Environment:Volcengine Verl Ray Distributed Environment
sources: Repo|verl|https://github.com/volcengine/verl
domains: Infrastructure, Distributed_Training
last_updated: 2026-02-07 17:00 GMT
Overview
Ray distributed computing environment required for verl's single-controller orchestration of multi-GPU RL training.
Description
verl uses Ray >= 2.41.0 as its distributed computing framework. Ray manages GPU worker groups, data transfer between actors, and cluster resource allocation. The single-controller architecture dispatches work to Ray worker groups for actor, critic, reward model, and rollout workers.

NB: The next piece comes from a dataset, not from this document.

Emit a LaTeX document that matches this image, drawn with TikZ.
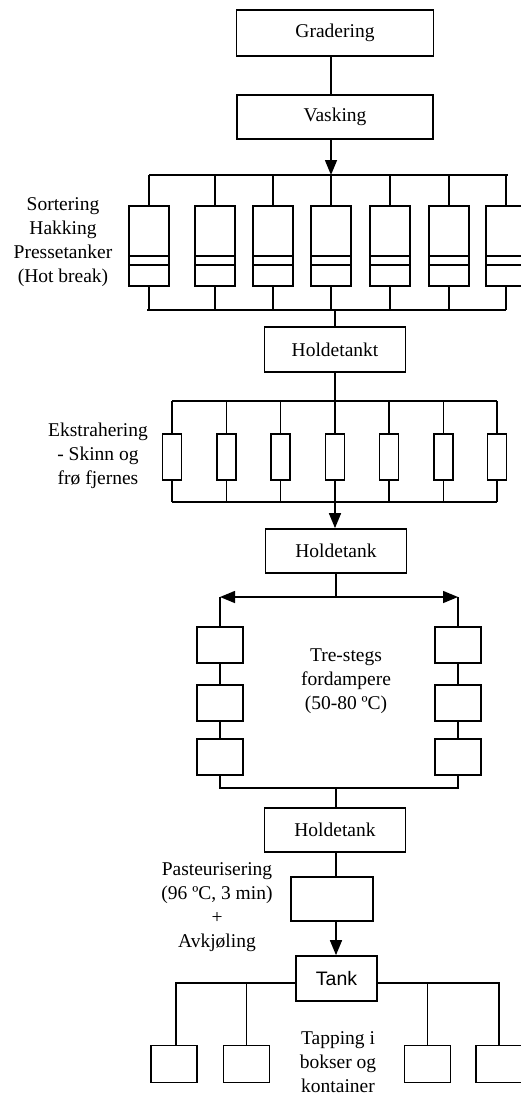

Environment variables like NCCL_DEBUG and NCCL_CUMEM_ENABLE are auto-configured.
Usage
Required for all distributed training workflows in verl. Needed even for single-node multi-GPU training.
System Requirements
- Linux
- Multi-GPU node or cluster with network connectivity
Dependencies
ray[default]>= 2.41.0
Credentials
RAY_EXPERIMENTAL_NOSET_CUDA_VISIBLE_DEVICES(optional, controls Ray GPU assignment)RAY_EXPERIMENTAL_NOSET_ASCEND_RT_VISIBLE_DEVICES(optional, for NPU)NCCL_DEBUG(auto-set to "WARN")NCCL_CUMEM_ENABLE(auto-set to "0")DIST_INIT_METHOD(distributed init method)RANK,WORLD_SIZE,LOCAL_RANK(auto-set by Ray)
Quick Install
pip install "ray[default]>=2.41.0"
Code Evidence
From verl/trainer/constants_ppo.py:23,31:
NCCL_DEBUG: "WARN"
NCCL_CUMEM_ENABLE: "0"
And from verl/utils/ray_utils.py:39,42:
RAY_EXPERIMENTAL_NOSET_CUDA_VISIBLE_DEVICES
RAY_EXPERIMENTAL_NOSET_ASCEND_RT_VISIBLE_DEVICES
Common Errors
- "Ray not initialized" -> Call ray.init() or check cluster connectivity
- "Insufficient resources" -> Check GPU availability with ray status
- "NCCL timeout" -> Check network connectivity and NCCL configuration
Compatibility Notes
Ray manages device visibility via environment variables. verl configures NCCL environment automatically. For Ascend NPU, HCCL is used instead of NCCL.